Forgetting to initialize a non-Copy variable in a loop and then referring to it gives a 'borrowed after move' error, instead of a 'possibly-uninitialized variable' error:
fn bla(_: &mut String) {}
fn main() {
for _ in 0..10 {
let mut x: String;
bla(&mut x);
}
}
error[E0382]: borrow of moved value: `x`
--> src/main.rs:6:13
|
5 | let mut x: String;
| ----- move occurs because `x` has type `std::string::String`, which does not implement the `Copy` trait
6 | bla(&mut x);
| ^^^^^^ value borrowed here after move
7 | }
| - value moved here, in previous iteration of loop
Using a Copy type like i32 does result in the right error:
error[E0381]: borrow of possibly-uninitialized variable: `x`
--> src/main.rs:6:13
|
6 | bla(&mut x);
| ^^^^^^ use of possibly-uninitialized `x`
Tested with 1.43.0 (stable) and 1.45.0-nightly.

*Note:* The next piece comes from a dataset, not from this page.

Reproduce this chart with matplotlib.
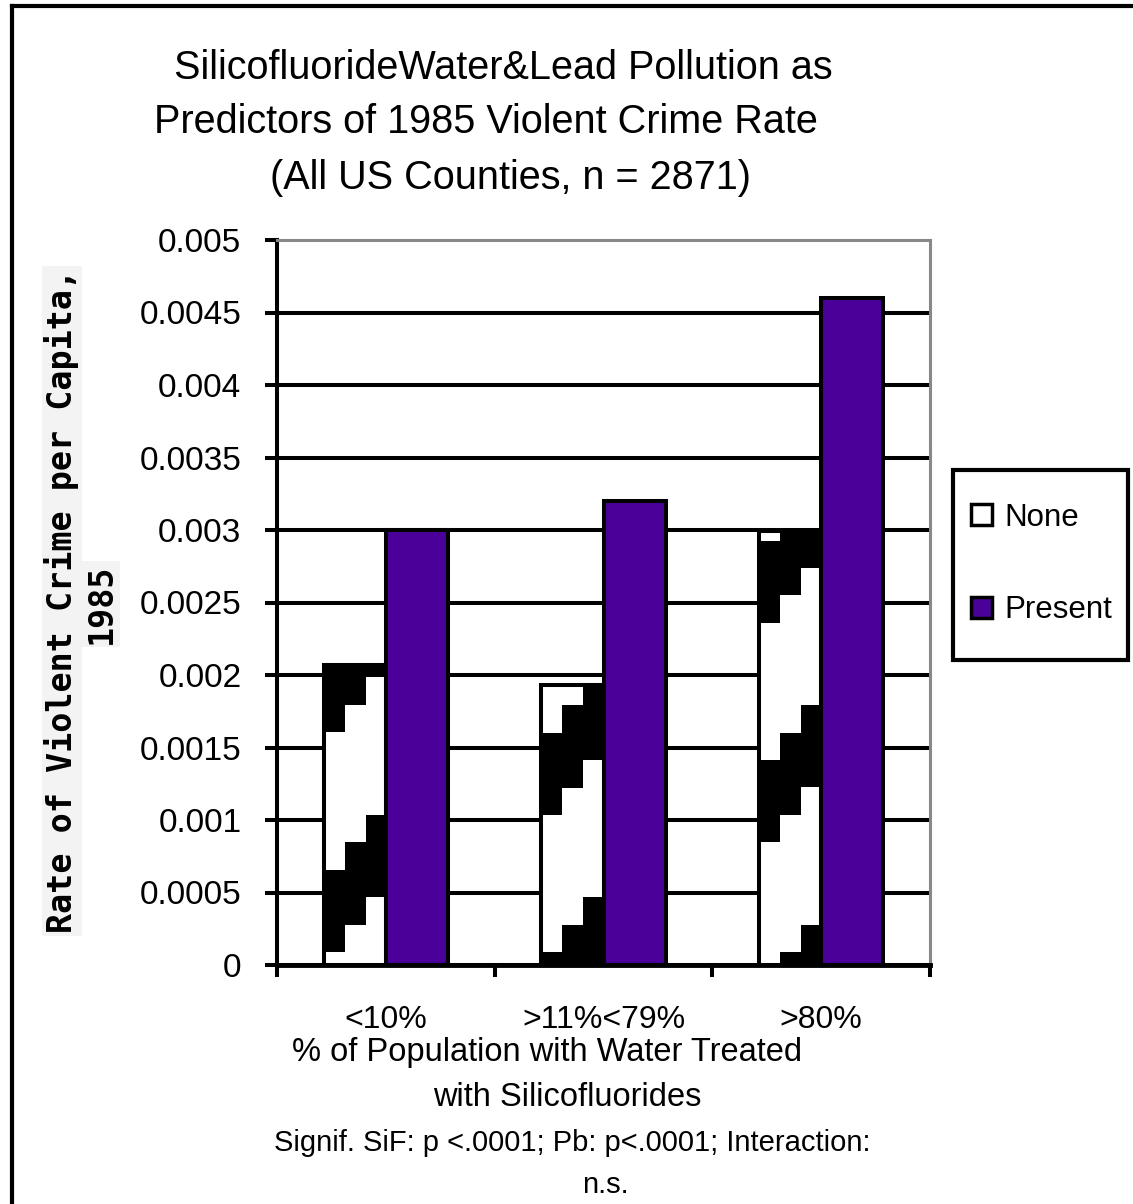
import numpy as np
import matplotlib
matplotlib.use("Agg")
import matplotlib.pyplot as plt
from matplotlib.patches import Rectangle, Patch
from matplotlib.lines import Line2D

# ---------------- data ----------------
categories = ['<10%', '>11%<79%', '>80%']
series_labels = ['None', 'Present']
none_values = [0.00207, 0.00193, 0.00299]
present_values = [0.0030, 0.0032, 0.0046]
ytick_values = [0, 0.0005, 0.001, 0.0015, 0.002, 0.0025, 0.003, 0.0035, 0.004, 0.0045, 0.005]
ytick_labels = ['0', '0.0005', '0.001', '0.0015', '0.002', '0.0025', '0.003', '0.0035',
                '0.004', '0.0045', '0.005']
title_lines = ['SilicofluorideWater&Lead Pollution as',
               'Predictors of 1985 Violent Crime Rate',
               '(All US Counties, n = 2871)']
xlabel_lines = ['% of Population with Water Treated', 'with Silicofluorides']
ylabel_lines = ['Rate of Violent Crime per Capita,', '1985']
note_lines = ['Signif. SiF: p <.0001; Pb: p<.0001; Interaction:', 'n.s.']

# ---------------- style ----------------
plt.rcParams['font.family'] = ['Liberation Sans', 'DejaVu Sans']
PURPLE = '#4a0099'
W, H = 1133, 1204
fx = lambda px: px / W
fy = lambda py: 1 - py / H

fig = plt.figure(figsize=(W / 100, H / 100), dpi=100)
ax = fig.add_axes([fx(277), fy(965), (930 - 277) / W, (965 - 240) / H])

x = np.arange(len(categories))
bw = 0.285
off = 0.1425

none_bars = ax.bar(x - off, none_values, bw, facecolor='none', edgecolor='black',
                   linewidth=2.9, zorder=3)
present_bars = ax.bar(x + off, present_values, bw, facecolor=PURPLE, edgecolor='black',
                      linewidth=2.9, zorder=3)


def stripe_image(axis, rect, top, phase):
    h = 0.000189
    y0 = 0.0000897
    jmax = int(np.floor((top - y0) / h))
    rows = np.arange(-1, jmax + 1)
    cols = np.arange(3)
    k = (cols[None, :] - rows[:, None] + phase) % 8
    arr = np.where(k <= 2, 0.0, 1.0)
    x0 = rect.get_x()
    x1 = x0 + rect.get_width()
    im = axis.imshow(arr, cmap='gray', vmin=0, vmax=1, origin='lower',
                     extent=(x0, x1, y0 - h, y0 + (jmax + 1) * h), aspect='auto',
                     interpolation='nearest', zorder=2.5)
    im.set_clip_path(rect)


for rect, val, ph in zip(none_bars, none_values, [2, 7, 6]):
    stripe_image(ax, rect, val, ph)

ax.set_xlim(-0.5, 2.5)
ax.set_ylim(0, 0.005)

# y axis
ax.set_yticks(ytick_values)
ax.set_yticklabels(ytick_labels, fontsize=24)
ax.tick_params(axis='y', direction='out', length=8.6, width=2.9, pad=17, colors='black')
ax.yaxis.grid(True, color='black', linewidth=2.9)
ax.set_axisbelow(True)
ax.get_ygridlines()[-1].set_visible(False)

# x axis
ax.set_xticks([-0.5, 0.5, 1.5, 2.5])
ax.set_xticklabels([])
ax.set_xticks(x, minor=True)
ax.set_xticklabels(categories, minor=True, fontsize=23)
ax.tick_params(axis='x', which='major', direction='out', length=8.6, width=2.9)
ax.tick_params(axis='x', which='minor', length=0, pad=29)

for s in ['top', 'right']:
    ax.spines[s].set_color('#888888')
    ax.spines[s].set_linewidth(2.2)
ax.spines['left'].set_linewidth(2.9)
ax.spines['bottom'].set_linewidth(3.5)

# titles / labels
for line, px, py in zip(title_lines, [503, 486, 510], [68, 122, 178]):
    fig.text(fx(px), fy(py), line, ha='center', va='center', fontsize=28.5)

for line, px, py in zip(xlabel_lines, [547, 567], [1053, 1097]):
    fig.text(fx(px), fy(py), line, ha='center', va='center', fontsize=23.5)

for line, px, py in zip(note_lines, [572, 605], [1143, 1185]):
    fig.text(fx(px), fy(py), line, ha='center', va='center', fontsize=21)

for line, px, py in zip(ylabel_lines, [62, 101], [601, 604]):
    fig.text(fx(px), fy(py), line, ha='center', va='center', rotation=90,
             fontsize=24, family='DejaVu Sans Mono', fontweight='bold',
             bbox=dict(facecolor='#f3f3f3', edgecolor='none', pad=2))

# legend
handles = [Patch(facecolor='white', edgecolor='black', linewidth=2.5),
           Patch(facecolor=PURPLE, edgecolor='black', linewidth=2.5)]
fig.legend(handles, series_labels, loc='center', bbox_to_anchor=(fx(1042), fy(564)),
           frameon=False, fontsize=22.5, labelspacing=2.0, handlelength=0.65,
           handleheight=0.65, handletextpad=0.42, borderpad=0)
fig.add_artist(Rectangle((fx(953), fy(660)), (1128 - 953) / W, (660 - 470) / H,
                         transform=fig.transFigure, fill=False, edgecolor='black',
                         linewidth=3))

# outer frame (top and left edges visible)
fig.add_artist(Line2D([fx(12), 1], [fy(6), fy(6)], transform=fig.transFigure,
                      color='black', linewidth=3))
fig.add_artist(Line2D([fx(12), fx(12)], [fy(6), 0], transform=fig.transFigure,
                      color='black', linewidth=3))

fig.savefig('out.png', dpi=100)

In both Ada and D languages (in different ways, in Ada it's more refined) there's a way to tell the type system that the input variable to that bla function is not initialized and that bla must initialize it, and inside bla you can't read it before it's initialized. This means you have a way to propagate the not initialized state in function arguments, and safety is preserved. In practice this is not a big problem for Rust because in Rust you can return tuples and now Rustc is getting logic to optimize this usage pattern.

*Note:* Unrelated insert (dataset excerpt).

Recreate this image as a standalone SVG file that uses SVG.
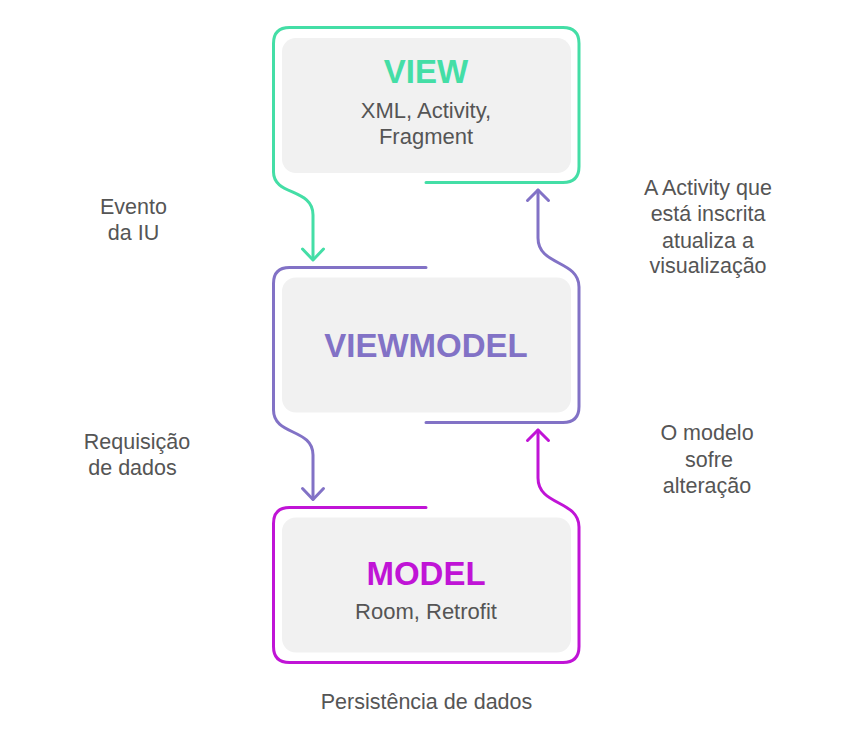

@leonardo-m Uh, this issue is just about the error message. That this code gives an error is fine.
I'd be interested in fixing this myself, but I'm not sure where to start.
This is an issue for a command line program I'm writing. At the beginning of a function, I declare some uninitialized variables, and then I have a loop for each one. In this loop, it will read user input, and if it is valid, assign the variable that value. The loop will never complete without the variable being initialized, but rustc refuses to compile because it thinks the variable could be uninitialized after the loop.
@mpfaff That sounds like a different issue. This issue is about a confusing error message. The example is supposed to not compile. If the compiler rejects correct code, that's another issue.